Their luck ran out that year as they were defeated by the Montreal Canadiens in 5 games. This year was quite different. The Kings were expected to be contenders, but it was a rough start to the season. Their offense was stagnant. It looked as if their Vezina candidate Jonathan Quick would run out of steam towards the end of the season. Yet, Kings general manager Dean Lombardi made two bold moves that would change their fortune.
Terry Murray, who was the Kings previous head coach the last 3 seasons was let go after a 13-12-4 start to the year. His replacement John Stevens was named on an interim basis and was 2-2-0. Lombardi hired Darryl Sutter who has been around the NHL for many years. He led Chicago, San Jose and Calgary to the playoffs in 10 out of the 12 seasons he's coached. One of those years was a Stanley Cup appearance with Calgary in 2004.
However, the last time he coached was in 2006. Would he be the right guy to jump start the Kings into contenders?
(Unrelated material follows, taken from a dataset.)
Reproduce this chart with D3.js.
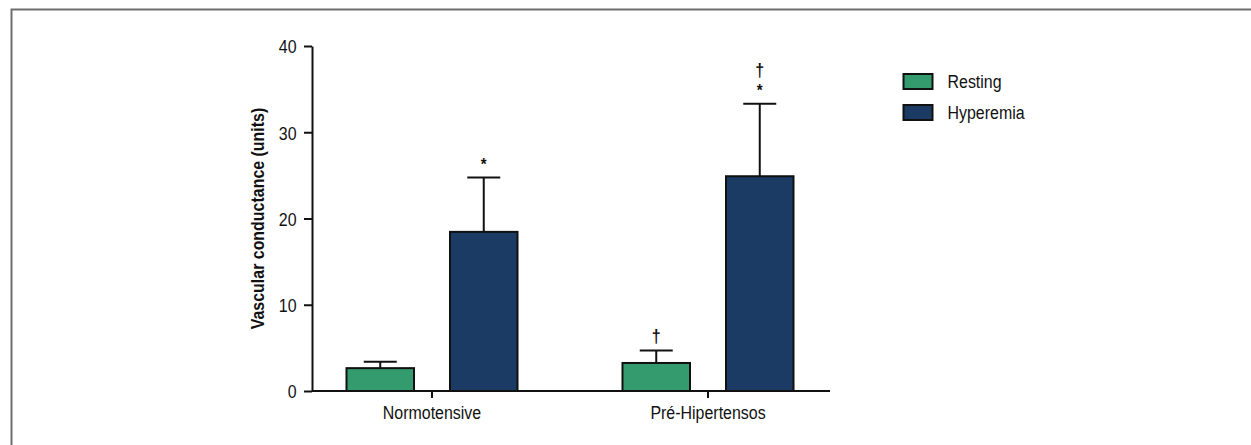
<!DOCTYPE html>
<html>
<head>
<meta charset="utf-8">
<script src="https://cdn.jsdelivr.net/npm/d3@7"></script>
<style>
  html, body { margin: 0; padding: 0; background: #fff; }
  svg { display: block; font-family: "Liberation Sans", Arial, sans-serif; }
</style>
</head>
<body>
<svg id="chart" width="1251" height="445"></svg>
<script>
// ---- data ----
const categories = ["Normotensive", "Pré-Hipertensos"];
const seriesNames = ["Resting", "Hyperemia"];
const restingMean = [2.65, 3.25];
const restingErr = [0.75, 1.45];
const hyperemiaMean = [18.45, 24.9];
const hyperemiaErr = [6.3, 8.4];
// significance marks, listed bottom to top
const restingMarks = [[], ["†"]];
const hyperemiaMarks = [["*"], ["*", "†"]];
const yTicks = [0, 10, 20, 30, 40];
const colors = ["#339b6e", "#1b3a64"];
const yLabel = "Vascular conductance (units)";

const svg = d3.select("#chart");
const SX = 0.84;
const FS = 19;

// frame
svg.append("path")
  .attr("d", "M11.5,445V9.5H1251")
  .attr("fill", "none")
  .attr("stroke", "#6e6e6e")
  .attr("stroke-width", 2);

const y = d3.scaleLinear().domain([0, 40]).range([391, 46]);
const x = d3.scaleBand().domain(categories).range([311, 829])
  .paddingInner(0.3804).paddingOuter(0.1286);
const xs = d3.scaleBand().domain(seriesNames).range([0, x.bandwidth()])
  .paddingInner(0.3478);

const rows = categories.map((c, i) => ({
  cat: c,
  values: [
    { s: seriesNames[0], v: restingMean[i], e: restingErr[i], marks: restingMarks[i], color: colors[0] },
    { s: seriesNames[1], v: hyperemiaMean[i], e: hyperemiaErr[i], marks: hyperemiaMarks[i], color: colors[1] }
  ]
}));

const groups = svg.append("g").selectAll("g").data(rows).join("g")
  .attr("transform", d => `translate(${x(d.cat)},0)`);

const bars = groups.selectAll("g.bar").data(d => d.values).join("g").attr("class", "bar");

// error bars
bars.append("line")
  .attr("x1", d => xs(d.s) + xs.bandwidth() / 2)
  .attr("x2", d => xs(d.s) + xs.bandwidth() / 2)
  .attr("y1", d => y(d.v))
  .attr("y2", d => y(d.v + d.e))
  .attr("stroke", "#111").attr("stroke-width", 2);
bars.append("line")
  .attr("x1", d => xs(d.s) + xs.bandwidth() / 2 - 16.5)
  .attr("x2", d => xs(d.s) + xs.bandwidth() / 2 + 16.5)
  .attr("y1", d => y(d.v + d.e))
  .attr("y2", d => y(d.v + d.e))
  .attr("stroke", "#111").attr("stroke-width", 2);

bars.append("rect")
  .attr("x", d => xs(d.s))
  .attr("y", d => y(d.v))
  .attr("width", xs.bandwidth())
  .attr("height", d => y(0) - y(d.v))
  .attr("fill", d => d.color)
  .attr("stroke", "#111")
  .attr("stroke-width", 2);

// significance marks
bars.each(function(d) {
  const g = d3.select(this);
  const cx = xs(d.s) + xs.bandwidth() / 2;
  let top = y(d.v + d.e);
  d.marks.forEach((m, k) => {
    const isStar = m === "*";
    const centre = top - (isStar ? 17 : 14) - (k > 0 ? 3 : 0);
    g.append("text")
      .attr("transform", isStar
        ? `translate(${cx},${centre + 9}) scale(1,1.1)`
        : `translate(${cx},${centre + 6}) scale(1,1.15)`)
      .attr("text-anchor", "middle")
      .attr("font-size", isStar ? 15 : 16)
      .attr("font-weight", "bold")
      .attr("fill", "#111")
      .text(m);
    top = centre;
  });
});

// y axis
const yAxis = svg.append("g")
  .attr("transform", `translate(312,0)`)
  .call(d3.axisLeft(y).tickValues(yTicks).tickSize(8).tickSizeOuter(0));
yAxis.select(".domain").attr("stroke", "#111").attr("stroke-width", 2);
yAxis.selectAll(".tick line").attr("stroke", "#111").attr("stroke-width", 2);
yAxis.selectAll(".tick text")
  .attr("x", -15.5 / SX)
  .attr("dy", "0.36em")
  .attr("transform", `scale(${SX},1)`)
  .attr("font-size", FS)
  .attr("font-family", '"Liberation Sans", Arial, sans-serif')
  .attr("fill", "#111");

// x axis
const xAxis = svg.append("g")
  .attr("transform", `translate(0,391)`)
  .call(d3.axisBottom(x).tickSize(7).tickSizeOuter(0));
xAxis.select(".domain").attr("stroke", "#111").attr("stroke-width", 2)
  .attr("d", `M312,0H830`);
xAxis.selectAll(".tick line").attr("stroke", "#111").attr("stroke-width", 2);
xAxis.selectAll(".tick text")
  .attr("y", 28.5).attr("dy", 0)
  .attr("transform", `scale(${SX},1)`)
  .attr("font-size", FS)
  .attr("font-family", '"Liberation Sans", Arial, sans-serif')
  .attr("fill", "#111");

// y label
svg.append("text")
  .attr("transform", `translate(264,${(y(0) + y(40)) / 2}) rotate(-90) scale(${SX},1)`)
  .attr("text-anchor", "middle")
  .attr("font-size", FS)
  .attr("font-weight", "bold")
  .attr("fill", "#111")
  .text(yLabel);

// legend
const legend = svg.append("g").attr("transform", "translate(903.5,74)");
const li = legend.selectAll("g").data(seriesNames).join("g")
  .attr("transform", (d, i) => `translate(0,${i * 31})`);
li.append("rect")
  .attr("width", 29).attr("height", 15)
  .attr("fill", (d, i) => colors[i])
  .attr("stroke", "#111").attr("stroke-width", 2);
li.append("text")
  .attr("transform", `translate(44,14) scale(${SX},1)`)
  .attr("font-size", FS)
  .attr("fill", "#111")
  .text(d => d);
</script>
</body>
</html>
Lombardi wasn't done making moves. He then traded away one of the teams best defensemen in Jack Johnson to the Columbus Blue Jackets before the trade deadline for Jeff Carter. In the offseason the Kings acquired Carter's former teammate from Philadelphia in Mike Richards. Carter was subsequently dealt to Columbus.
The move was shrewd at the time, but it made a lot of sense. Carter and Richards immediately made each other better and Dustin Penner began to awaken towards the beginning of the playoffs as well. That trio was perhaps their best line of the entire playoffs. They combined for 39 points, including 15 goals.
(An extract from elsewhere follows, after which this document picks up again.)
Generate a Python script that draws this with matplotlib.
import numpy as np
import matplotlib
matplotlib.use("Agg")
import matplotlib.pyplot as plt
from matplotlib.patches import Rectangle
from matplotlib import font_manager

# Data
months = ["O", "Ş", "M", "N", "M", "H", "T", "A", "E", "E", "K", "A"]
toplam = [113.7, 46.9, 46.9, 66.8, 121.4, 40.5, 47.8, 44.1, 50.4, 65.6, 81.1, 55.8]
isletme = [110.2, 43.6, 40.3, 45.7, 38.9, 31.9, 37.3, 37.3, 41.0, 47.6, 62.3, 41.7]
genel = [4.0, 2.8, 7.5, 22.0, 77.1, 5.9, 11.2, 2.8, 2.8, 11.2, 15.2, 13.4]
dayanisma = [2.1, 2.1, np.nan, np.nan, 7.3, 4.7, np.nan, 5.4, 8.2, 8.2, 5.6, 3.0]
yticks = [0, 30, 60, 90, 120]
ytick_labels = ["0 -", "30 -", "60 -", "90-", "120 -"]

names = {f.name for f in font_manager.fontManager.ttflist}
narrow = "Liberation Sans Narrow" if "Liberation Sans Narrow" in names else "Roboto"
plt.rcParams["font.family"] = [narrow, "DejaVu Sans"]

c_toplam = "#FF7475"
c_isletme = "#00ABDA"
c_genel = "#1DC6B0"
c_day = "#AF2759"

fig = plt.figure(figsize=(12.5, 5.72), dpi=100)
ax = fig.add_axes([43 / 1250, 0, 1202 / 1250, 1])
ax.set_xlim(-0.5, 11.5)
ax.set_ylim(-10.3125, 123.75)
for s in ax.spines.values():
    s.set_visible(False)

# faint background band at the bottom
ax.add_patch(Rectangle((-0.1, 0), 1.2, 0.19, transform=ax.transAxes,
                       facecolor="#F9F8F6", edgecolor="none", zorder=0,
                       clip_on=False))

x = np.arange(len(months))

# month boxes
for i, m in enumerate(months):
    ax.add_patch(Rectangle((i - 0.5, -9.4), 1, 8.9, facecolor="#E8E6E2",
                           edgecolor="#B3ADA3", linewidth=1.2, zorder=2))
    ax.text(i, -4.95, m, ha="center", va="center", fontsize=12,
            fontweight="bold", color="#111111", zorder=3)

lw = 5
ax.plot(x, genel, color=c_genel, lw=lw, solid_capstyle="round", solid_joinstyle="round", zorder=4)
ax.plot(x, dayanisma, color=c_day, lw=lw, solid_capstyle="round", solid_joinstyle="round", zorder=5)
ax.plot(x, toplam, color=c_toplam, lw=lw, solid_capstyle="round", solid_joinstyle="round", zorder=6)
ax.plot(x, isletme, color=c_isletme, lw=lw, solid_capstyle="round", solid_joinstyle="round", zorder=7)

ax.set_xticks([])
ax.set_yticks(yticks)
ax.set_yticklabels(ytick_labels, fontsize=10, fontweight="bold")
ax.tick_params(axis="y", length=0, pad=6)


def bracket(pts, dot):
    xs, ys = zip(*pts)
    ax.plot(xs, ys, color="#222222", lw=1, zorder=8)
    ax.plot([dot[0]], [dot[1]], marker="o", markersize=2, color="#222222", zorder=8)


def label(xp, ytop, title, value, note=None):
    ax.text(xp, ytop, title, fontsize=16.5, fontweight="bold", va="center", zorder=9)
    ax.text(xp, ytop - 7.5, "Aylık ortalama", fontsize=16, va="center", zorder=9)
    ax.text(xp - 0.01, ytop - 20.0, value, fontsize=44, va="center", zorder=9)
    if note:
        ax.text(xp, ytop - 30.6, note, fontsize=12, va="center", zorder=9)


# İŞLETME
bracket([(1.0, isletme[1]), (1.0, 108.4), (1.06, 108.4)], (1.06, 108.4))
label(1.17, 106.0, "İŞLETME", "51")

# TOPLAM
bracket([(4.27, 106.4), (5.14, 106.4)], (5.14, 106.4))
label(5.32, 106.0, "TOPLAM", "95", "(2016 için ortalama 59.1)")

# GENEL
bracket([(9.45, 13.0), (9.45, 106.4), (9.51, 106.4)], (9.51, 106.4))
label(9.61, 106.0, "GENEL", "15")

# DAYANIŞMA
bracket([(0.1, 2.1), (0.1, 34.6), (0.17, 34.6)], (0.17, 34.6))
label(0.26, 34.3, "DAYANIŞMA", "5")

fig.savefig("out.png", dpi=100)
Sutter knew which buttons to push and it resulted in the Kings finishing the season with a 25-13-11 record in the 49 games Sutter was behind the bench. They defeated the No. 1 seeded Vancouver Canucks, who were also the defending Western Conference champions. Next they swept the No. 2 seeded St. Louis Blues. And had no problems defeating their division rivals, the Phoenix Coyotes in 5 games.
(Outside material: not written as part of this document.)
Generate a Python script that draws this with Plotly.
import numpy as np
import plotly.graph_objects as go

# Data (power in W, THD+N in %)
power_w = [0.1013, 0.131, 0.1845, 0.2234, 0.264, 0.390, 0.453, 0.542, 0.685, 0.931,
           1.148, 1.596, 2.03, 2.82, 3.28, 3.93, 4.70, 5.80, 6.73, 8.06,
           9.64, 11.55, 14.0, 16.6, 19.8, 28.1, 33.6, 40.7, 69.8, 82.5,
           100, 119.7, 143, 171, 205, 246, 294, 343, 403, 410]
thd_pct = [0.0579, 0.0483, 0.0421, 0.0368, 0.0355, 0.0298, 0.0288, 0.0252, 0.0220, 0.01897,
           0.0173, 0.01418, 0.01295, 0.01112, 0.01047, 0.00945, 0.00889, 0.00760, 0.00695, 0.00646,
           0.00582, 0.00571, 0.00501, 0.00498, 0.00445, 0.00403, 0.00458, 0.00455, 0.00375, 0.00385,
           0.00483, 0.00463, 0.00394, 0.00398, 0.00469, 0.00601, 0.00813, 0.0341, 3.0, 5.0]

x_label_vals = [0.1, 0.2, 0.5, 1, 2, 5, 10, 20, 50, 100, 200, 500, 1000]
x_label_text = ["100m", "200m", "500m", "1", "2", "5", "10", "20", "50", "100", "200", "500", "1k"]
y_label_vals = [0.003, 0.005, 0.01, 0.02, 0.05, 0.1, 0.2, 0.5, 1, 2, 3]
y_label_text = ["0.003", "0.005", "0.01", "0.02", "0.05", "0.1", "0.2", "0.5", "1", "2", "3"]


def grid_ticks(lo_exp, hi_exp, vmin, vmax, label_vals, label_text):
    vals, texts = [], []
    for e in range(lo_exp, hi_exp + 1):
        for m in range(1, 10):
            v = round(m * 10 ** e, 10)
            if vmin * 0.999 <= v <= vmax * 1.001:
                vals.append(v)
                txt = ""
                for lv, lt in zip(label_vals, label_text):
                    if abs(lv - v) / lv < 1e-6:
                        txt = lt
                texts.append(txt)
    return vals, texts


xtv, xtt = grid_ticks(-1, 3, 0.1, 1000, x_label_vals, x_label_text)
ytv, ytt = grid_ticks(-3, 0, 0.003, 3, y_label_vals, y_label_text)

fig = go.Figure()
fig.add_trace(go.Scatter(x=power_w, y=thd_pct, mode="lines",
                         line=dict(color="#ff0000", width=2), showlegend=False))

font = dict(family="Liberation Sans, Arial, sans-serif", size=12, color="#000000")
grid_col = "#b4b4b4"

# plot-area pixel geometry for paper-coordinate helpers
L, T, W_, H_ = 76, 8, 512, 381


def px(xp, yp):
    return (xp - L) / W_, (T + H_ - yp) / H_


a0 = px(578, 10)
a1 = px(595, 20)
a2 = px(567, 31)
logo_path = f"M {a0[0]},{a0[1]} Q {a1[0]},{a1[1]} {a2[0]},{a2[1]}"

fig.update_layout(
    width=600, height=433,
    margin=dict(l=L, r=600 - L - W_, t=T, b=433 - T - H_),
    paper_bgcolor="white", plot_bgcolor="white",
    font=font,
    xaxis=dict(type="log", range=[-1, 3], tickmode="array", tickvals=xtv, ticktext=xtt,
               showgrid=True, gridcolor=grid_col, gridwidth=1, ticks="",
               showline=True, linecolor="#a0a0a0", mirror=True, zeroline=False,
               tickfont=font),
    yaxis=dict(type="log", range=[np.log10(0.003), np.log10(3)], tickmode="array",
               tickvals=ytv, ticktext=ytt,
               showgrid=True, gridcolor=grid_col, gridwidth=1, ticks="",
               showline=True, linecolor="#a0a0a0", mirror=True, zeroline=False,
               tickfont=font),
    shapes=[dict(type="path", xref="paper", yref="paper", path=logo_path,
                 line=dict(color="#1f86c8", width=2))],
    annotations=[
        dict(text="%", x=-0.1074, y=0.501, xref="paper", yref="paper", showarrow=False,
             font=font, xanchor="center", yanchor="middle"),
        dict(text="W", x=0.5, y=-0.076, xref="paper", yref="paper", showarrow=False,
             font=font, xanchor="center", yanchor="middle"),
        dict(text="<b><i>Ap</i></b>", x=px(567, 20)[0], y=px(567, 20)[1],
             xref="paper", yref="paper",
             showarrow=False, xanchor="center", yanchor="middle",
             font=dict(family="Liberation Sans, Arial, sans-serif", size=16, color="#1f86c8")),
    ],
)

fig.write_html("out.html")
The New Jersey Devils weren't an easy foe in the Stanley Cup Finals. The Kings nearly swept them, but New Jersey caught fire thanks to Martin Brodeur's stellar play in net for Games 4 and 5. New Jersey's hill though was too far to climb as they fell in Game 6 on Los Angeles' home ice. The Kings fans had never experienced a Stanley Cup victory before and it was a once in a lifetime experience.
Congratulations to the Los Angeles Kings and their fans. You could see the makings of a championship team many years ago. The moves made in the last 3-4 years by Dean Lombardi though are a sign that the Kings should remain contenders for many more years to come.